A Visit to the Coup | Teen Ink

A Visit to the Coup

June 2, 2008
By Anonymous

The door creaked open on its rusty stiff hinges, and a wave of dust reached its arm deep into my lungs, making me cough and gag. Looking around the old chicken coup with watery puffy eyes, an unfamiliar, distraught room met my gaze. What used to be a not so clean, but empty room full of chickens had transformed into a cluttered old room filled with multiple items that passed their prime years ago. In the right corner an ancient, haggard boat cover slouched, crusted with spider webs hanging off every inch. Behind that lie a lawn mower, the one my family still uses today…but probably shouldn’t. Muddy shovels wearing their use in many house projects proudly on their handles were strewn all along the back wall, and a massive 1940’s TV frame with a crown of rainbow colored wires poking out in all directions relaxed smack dab in the middle. A layer of dust covered everything, but not attic dust, the dust that’s found in an old barn, thick, clingy, and gritty. Wasp nests hung at each corner, chicken feathers stuck out from the walls, giant spider webs that tickled my nose stretched across the rafters, and a dried mud floor crunched under my blue flowered rain boots. As I shifted my weight on the warped, rotted board where I sat, thick splinters come up through my thinly worn flannel pants. Closing my eyes, and taking in a deep breath of sweet, dirty air that smells like the air after a rain shower, memories flowed out from the cabinets of my brain.

The funny thing about old possessions that most would place in the “junk” category is that each piece of rubbish has lead a great life. Just because it is no longer in its youth or prime does not make it worthless. A thrashed and battered surfboard may look like an accident waiting to happen in the eyes of a surfer; but in the eyes of an artist, that same board looks like the rolling ocean and the warming sand of the beach all wrapped up in one. This is what the chicken coup is to me. Someone who has never experienced what I have in this coup may not find its chipping metal roof; mud crusted wood walls and yard full of killer Jumanji weeds appealing. But these things that a stranger might find repulsive are my childhood, and what’s inside that coup holds more importance to me than anything new and flashy.

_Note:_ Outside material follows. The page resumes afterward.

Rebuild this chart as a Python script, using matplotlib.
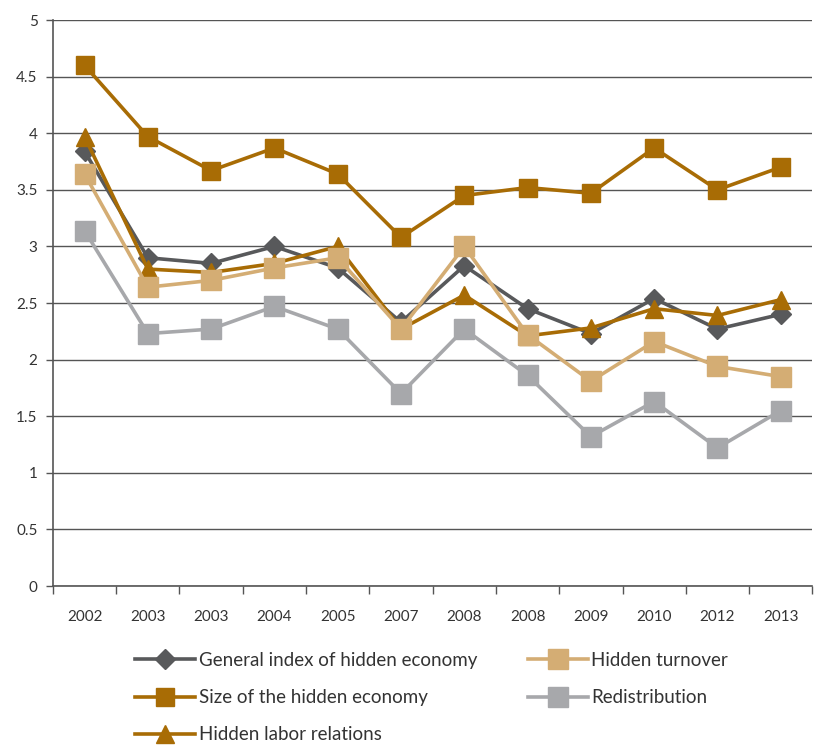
import matplotlib.pyplot as plt
from matplotlib.lines import Line2D

plt.rcParams['font.family'] = ['Lato', 'DejaVu Sans']

# survey waves (two waves in 2003 and 2008)
years = ['2002', '2003', '2003', '2004', '2005', '2007', '2008', '2008', '2009', '2010', '2012', '2013']

general_index = [3.84, 2.90, 2.85, 3.00, 2.81, 2.33, 2.83, 2.45, 2.23, 2.54, 2.27, 2.40]
size_hidden = [4.60, 3.97, 3.67, 3.87, 3.64, 3.08, 3.45, 3.52, 3.47, 3.87, 3.50, 3.70]
labor_rel = [3.97, 2.80, 2.77, 2.85, 3.00, 2.27, 2.57, 2.21, 2.28, 2.45, 2.39, 2.53]
turnover = [3.64, 2.64, 2.70, 2.81, 2.90, 2.27, 3.00, 2.22, 1.81, 2.16, 1.94, 1.85]
redistrib = [3.14, 2.23, 2.27, 2.47, 2.27, 1.70, 2.27, 1.86, 1.32, 1.63, 1.22, 1.55]

c_gen = '#58595b'
c_size = '#a86c05'
c_tur = '#d4ad74'
c_red = '#a7a8ab'

fig = plt.figure(figsize=(8.14, 7.45), dpi=100)
ax = fig.add_axes([0.065, 0.2134, 0.933, 0.7597])

x = list(range(len(years)))
lw = 2.6
ax.plot(x, redistrib, color=c_red, lw=lw, marker='s', ms=15, zorder=3)
ax.plot(x, general_index, color=c_gen, lw=lw, marker='D', ms=10, zorder=4)
ax.plot(x, size_hidden, color=c_size, lw=lw, marker='s', ms=12.5, zorder=5)
ax.plot(x, labor_rel, color=c_size, lw=lw, marker='^', ms=13, zorder=6)
ax.plot(x, turnover, color=c_tur, lw=lw, marker='s', ms=15, zorder=7)

ax.set_ylim(0, 5)
ax.set_xlim(-0.5, len(years) - 0.5)
ax.set_yticks([0, 0.5, 1, 1.5, 2, 2.5, 3, 3.5, 4, 4.5, 5])
ax.set_yticklabels(['0', '0.5', '1', '1.5', '2', '2.5', '3', '3.5', '4', '4.5', '5'])
ax.set_xticks(x)
ax.set_xticklabels(years)
ax.set_xticks([i - 0.5 for i in range(len(years) + 1)], minor=True)
ax.tick_params(axis='x', which='major', length=0, pad=17, labelsize=11, colors='#333333')
ax.tick_params(axis='x', which='minor', length=6, width=1, color='#555555', direction='out')
ax.tick_params(axis='y', length=5, width=1, color='#555555', labelsize=11, labelcolor='#333333', pad=6)
ax.grid(axis='y', color='#555555', lw=1)
ax.set_axisbelow(True)
for s in ['top', 'right']:
    ax.spines[s].set_visible(False)
ax.spines['left'].set_color('#555555')
ax.spines['bottom'].set_color('#555555')
ax.spines['left'].set_linewidth(1.2)
ax.spines['bottom'].set_linewidth(1.2)

handles = [
    Line2D([], [], color=c_gen, lw=lw, marker='D', ms=10),
    Line2D([], [], color=c_size, lw=lw, marker='s', ms=12.5),
    Line2D([], [], color=c_size, lw=lw, marker='^', ms=13),
    Line2D([], [], color=c_tur, lw=lw, marker='s', ms=15),
    Line2D([], [], color=c_red, lw=lw, marker='s', ms=15),
]
labels = ['General index of hidden economy', 'Size of the hidden economy',
          'Hidden labor relations', 'Hidden turnover', 'Redistribution']
fig.legend(handles, labels, ncol=2, loc='upper left', bbox_to_anchor=(0.145, 0.1475),
           frameon=False, fontsize=13.5, handlelength=3.2, columnspacing=2.7,
           labelspacing=1.08, handletextpad=0.2, labelcolor='#333333')

fig.savefig('out.png', dpi=100)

Each piece of junk inside the chicken coup contains a story or two, which add to who I’ve become. Up high in the right hand corner sits a crisp and rusty squirrel trap, reclining in its old age. Staring at each blood and dirt stain on the trap’s wall brings back to my mind an unwelcome memory…. For my dad’s birthday a few years back, I bought him a fake squirrel, an Elmer Fudd hat, and a few b-bs for his gun. Living in the country, my family has encountered our share of rodent problems over the past years. So to liven things up a bit, my dear old dad viciously traps poor squirrels in a cage, and then shoots them. Brutal and inhumane are the only two words that my mom, sister and I can think of to describe this form of rodent extermination. However, my dad, being the only man in the house (including our female dog and cat) at times, needs to have his fun. On one day in particular my sister and I had just pulled into the driveway. Upon turning off the engine, we see my dad frantically duck into his shop and seconds later shuffle out with a guilty look on his face. My sister and I instantaneously turn our heads to the trap my dad had set that morning, and gasp at what’s inside. A ratted filthy squirrel drenched in blood from the three b-bs my dad had just placed in its chest lay there convulsing. I felt nausea run through my body, opening the car door faster than I could think, the vomit came spewing out of me, spreading all over the asphalt.

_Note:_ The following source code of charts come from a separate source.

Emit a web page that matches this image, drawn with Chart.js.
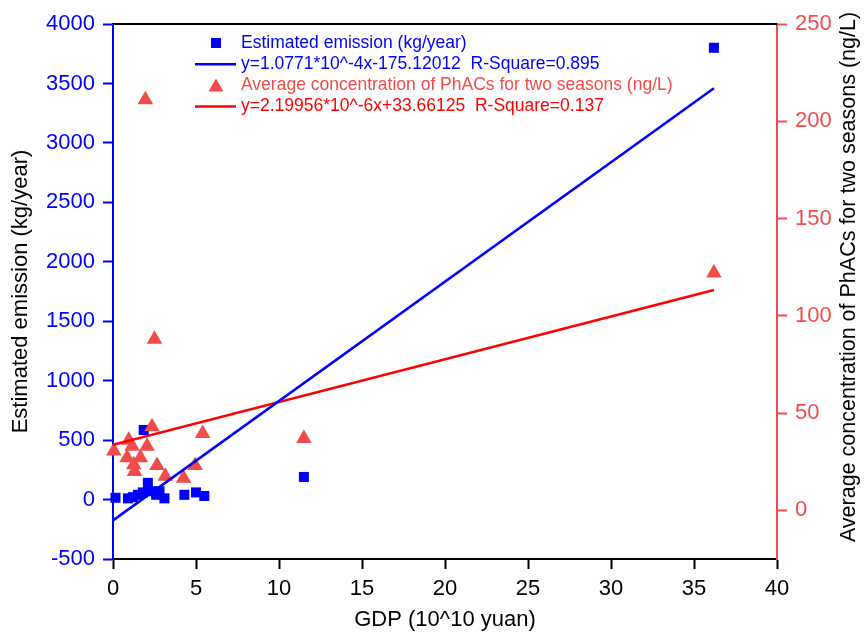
<!DOCTYPE html>
<html>
<head>
<meta charset="utf-8">
<script src="https://cdn.jsdelivr.net/npm/chart.js@4/dist/chart.umd.min.js"></script>
<style>
  html, body { margin: 0; padding: 0; background: #fff; }
  #wrap { width: 866px; height: 637px; }
</style>
</head>
<body>
<div id="wrap"><canvas id="gdpChart" width="866" height="637"></canvas></div>
<script>
// GDP (10^10 yuan) vs estimated emission (kg/year)
const gdpEmision = [0.15, 0.9, 1.2, 1.5, 1.85, 1.8, 2.1, 2.3, 2.6, 2.8, 3.1, 4.3, 5.0, 5.5, 11.5, 36.2];
const emision = [15, 10, 20, 40, 585, 60, 140, 70, 40, 70, 10, 40, 60, 30, 190, 3800];

// GDP vs average concentration of PhACs (ng/L), right axis
const gdpConc = [0.05, 0.95, 1.15, 0.85, 1.65, 1.25, 1.3, 2.05, 2.35, 1.95, 2.5, 2.65, 3.15, 4.25, 4.95, 5.4, 11.5, 36.2];
const concentracion = [30.5, 36, 33, 27, 27, 23.5, 20, 33, 43, 211, 88, 23, 17.5, 16.5, 23, 39.5, 37, 122];

// extremos de las rectas de ajuste
const ajusteX = [0, 36.2];
const ajusteEmision = [-175.1, 3460];
const ajusteConc = [33.66, 113.3];

const ticksX = [0, 5, 10, 15, 20, 25, 30, 35, 40];
const ticksIzq = [-500, 0, 500, 1000, 1500, 2000, 2500, 3000, 3500, 4000];
const ticksDer = [0, 50, 100, 150, 200, 250];

const leyenda = [
  { tipo: 'rect', color: '#0000FF', texto: 'Estimated emission (kg/year)' },
  { tipo: 'linea', color: '#0000FF', texto: 'y=1.0771*10^-4x-175.12012  R-Square=0.895' },
  { tipo: 'triangle', color: '#F24B4B', texto: 'Average concentration of PhACs for two seasons (ng/L)' },
  { tipo: 'linea', color: '#FF0000', texto: 'y=2.19956*10^-6x+33.66125  R-Square=0.137' }
];

const tituloDer = 'Average concentration of PhACs for two seasons (ng/L)';

const AZUL = '#0000FF';
const ROJO = '#F24B4B';
const FUENTE = "'Liberation Sans', Arial, sans-serif";

function puntos(xs, ys) {
  return xs.map((x, i) => ({ x: x, y: ys[i] }));
}

function fijarTicks(valores) {
  return function (scale) {
    scale.ticks = valores.map(v => ({ value: v }));
  };
}

// borde superior, titulo derecho y leyenda dentro del area del grafico
const extras = {
  id: 'extras',
  afterDraw(chart) {
    const ctx = chart.ctx;
    const a = chart.chartArea;
    ctx.save();
    ctx.strokeStyle = '#000';
    ctx.lineWidth = 2;
    ctx.beginPath();
    ctx.moveTo(a.left, a.top);
    ctx.lineTo(a.right, a.top);
    ctx.stroke();

    // titulo del eje derecho, leido de abajo hacia arriba
    ctx.save();
    ctx.translate(849, 277);
    ctx.rotate(-Math.PI / 2);
    ctx.font = '21.5px ' + FUENTE;
    ctx.fillStyle = '#000';
    ctx.textAlign = 'center';
    ctx.textBaseline = 'middle';
    ctx.fillText(tituloDer, 0, 0);
    ctx.restore();

    ctx.font = '17.5px ' + FUENTE;
    ctx.textBaseline = 'middle';
    ctx.textAlign = 'left';
    const x0 = 216, xt = 241, y0 = 43, paso = 21.2;
    leyenda.forEach((item, i) => {
      const y = y0 + i * paso;
      ctx.fillStyle = item.color;
      ctx.strokeStyle = item.color;
      if (item.tipo === 'rect') {
        ctx.fillRect(x0 - 5, y - 5, 10, 10);
      } else if (item.tipo === 'triangle') {
        ctx.beginPath();
        ctx.moveTo(x0, y - 7);
        ctx.lineTo(x0 + 7.5, y + 6);
        ctx.lineTo(x0 - 7.5, y + 6);
        ctx.closePath();
        ctx.fill();
      } else {
        ctx.lineWidth = 2.5;
        ctx.beginPath();
        ctx.moveTo(195, y);
        ctx.lineTo(236, y);
        ctx.stroke();
      }
      ctx.fillStyle = item.color;
      ctx.fillText(item.texto, xt, y);
    });
    ctx.restore();
  }
};

const ctx = document.getElementById('gdpChart');

new Chart(ctx, {
  type: 'scatter',
  data: {
    datasets: [
      {
        label: 'Ajuste emision',
        data: puntos(ajusteX, ajusteEmision),
        showLine: true,
        borderColor: AZUL,
        borderWidth: 2.5,
        pointRadius: 0,
        yAxisID: 'y',
        order: 0
      },
      {
        label: 'Ajuste concentracion',
        data: puntos(ajusteX, ajusteConc),
        showLine: true,
        borderColor: '#FF0000',
        borderWidth: 2.5,
        pointRadius: 0,
        yAxisID: 'y2',
        order: 0
      },
      {
        label: 'Average concentration of PhACs for two seasons (ng/L)',
        data: puntos(gdpConc, concentracion),
        pointStyle: 'triangle',
        pointRadius: 9,
        backgroundColor: ROJO,
        borderColor: ROJO,
        borderWidth: 0,
        yAxisID: 'y2',
        clip: false,
        order: 1
      },
      {
        label: 'Estimated emission (kg/year)',
        data: puntos(gdpEmision, emision),
        pointStyle: 'rect',
        pointRadius: 7.1,
        backgroundColor: AZUL,
        borderColor: AZUL,
        borderWidth: 0,
        yAxisID: 'y',
        clip: false,
        order: 2
      }
    ]
  },
  options: {
    responsive: false,
    animation: false,
    layout: { padding: { top: 24, left: 0, right: 0, bottom: 0 } },
    plugins: {
      legend: { display: false },
      tooltip: { enabled: false }
    },
    scales: {
      x: {
        type: 'linear',
        min: 0,
        max: 40,
        afterBuildTicks: fijarTicks(ticksX),
        afterFit(s) { s.height = 78; },
        ticks: { color: '#000', font: { size: 22, family: FUENTE }, padding: 7, callback: v => String(v) },
        grid: { drawOnChartArea: false, tickLength: 10, tickColor: '#000', tickWidth: 2 },
        border: { color: '#000', width: 2 },
        title: {
          display: true,
          text: 'GDP (10^10 yuan)',
          color: '#000',
          font: { size: 22, family: FUENTE },
          padding: { top: 0, bottom: 4 }
        }
      },
      y: {
        type: 'linear',
        position: 'left',
        min: -500,
        max: 4000,
        afterBuildTicks: fijarTicks(ticksIzq),
        afterFit(s) { s.width = 113; },
        ticks: { color: AZUL, font: { size: 22, family: FUENTE }, padding: 8, callback: v => String(v) },
        grid: { drawOnChartArea: false, tickLength: 10, tickColor: AZUL, tickWidth: 2 },
        border: { color: AZUL, width: 2 },
        title: {
          display: true,
          text: 'Estimated emission (kg/year)',
          color: '#000',
          font: { size: 22, family: FUENTE },
          padding: { top: 8, bottom: 0 }
        }
      },
      y2: {
        type: 'linear',
        position: 'right',
        min: -25,
        max: 250,
        afterBuildTicks: fijarTicks(ticksDer),
        afterFit(s) { s.width = 89; },
        ticks: { color: ROJO, font: { size: 22, family: FUENTE }, padding: 8, callback: v => String(v) },
        grid: { drawOnChartArea: false, tickLength: 10, tickColor: ROJO, tickWidth: 2 },
        border: { color: ROJO, width: 2 },
        title: { display: false }
      }
    }
  },
  plugins: [extras]
});
</script>
</body>
</html>
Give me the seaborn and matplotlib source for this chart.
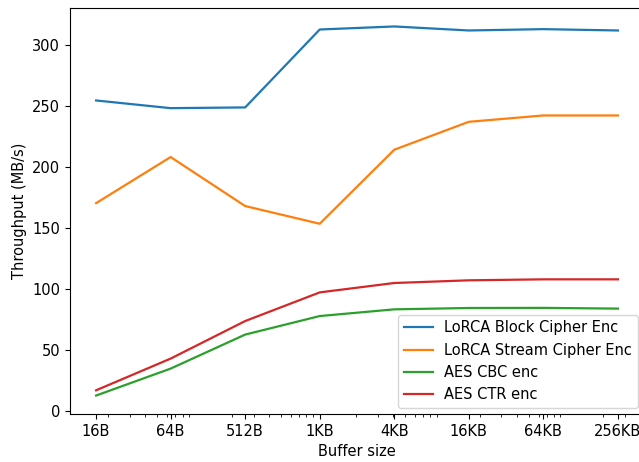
import matplotlib
matplotlib.use("Agg")
import matplotlib.pyplot as plt
import seaborn as sns
import pandas as pd

# Buffer sizes in bytes (powers of 4) and their tick labels
buffer_bytes = [16, 64, 256, 1024, 4096, 16384, 65536, 262144]
tick_labels = ["16B", "64B", "512B", "1KB", "4KB", "16KB", "64KB", "256KB"]

series_names = ["LoRCA Block Cipher Enc", "LoRCA Stream Cipher Enc",
                "AES CBC enc", "AES CTR enc"]
lorca_block = [254.9, 248.6, 249.2, 313.1, 315.6, 312.3, 313.4, 312.3]
lorca_stream = [170.7, 208.5, 168.3, 153.8, 214.5, 237.4, 242.6, 242.6]
aes_cbc = [12.9, 35.0, 62.9, 78.1, 83.6, 84.7, 84.8, 84.2]
aes_ctr = [17.2, 43.2, 74.0, 97.5, 105.2, 107.4, 108.2, 108.2]

frames = []
for name, vals in zip(series_names, [lorca_block, lorca_stream, aes_cbc, aes_ctr]):
    frames.append(pd.DataFrame({"size": buffer_bytes, "throughput": vals, "series": name}))
df = pd.concat(frames, ignore_index=True)

plt.rcParams["font.size"] = 10.5

fig = plt.figure(figsize=(6.39, 4.62), dpi=100)
ax = fig.add_axes([70 / 639, 48 / 462, (644 - 70) / 639, (414 - 8) / 462])

sns.lineplot(data=df, x="size", y="throughput", hue="series",
             hue_order=series_names, palette="tab10", ax=ax, linewidth=1.6)

ax.set_xscale("log")
ax.set_xticks(buffer_bytes)
ax.set_xticklabels(tick_labels)
ax.set_xlabel("Buffer size")
ax.set_ylabel("Throughput (MB/s)")
ax.legend(loc="lower right", title=None, borderaxespad=0.4)

fig.savefig("out.png", dpi=100)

It’s the stories like this that fill up my mind while sitting on my splintered seat in the numbing cold chicken coup; stories which at the time, made me want to crawl into a hole where I couldn’t be seen. But looking back, those stories make me laugh inside; each sends a warm feeling through my veins. The 1940’s TV frame, the bulky wooden puppy box covered in pink and yellow dog prints, and the no good insulation wrapped in metal, these are items which play small but essential rolls in the stories that embellish my life.

Now dusk, my feet have grown numb, arousing me from my pondering state. With each patient sigh of my gentle golden retriever I become aware of the passing minutes. My toes sitting in the tip of my boot solidify into icicles with every tick of the clock. My stomach, giving out a long empty grumble, triggered the glands in my mouth to water for the warm, creamy, savory bite of fettuccini that waited for me on the dinner table. Warmth and food calling, I eagerly yet hesitantly leave my coup… but my memories come with me, like an eager pup they gallop at my heels.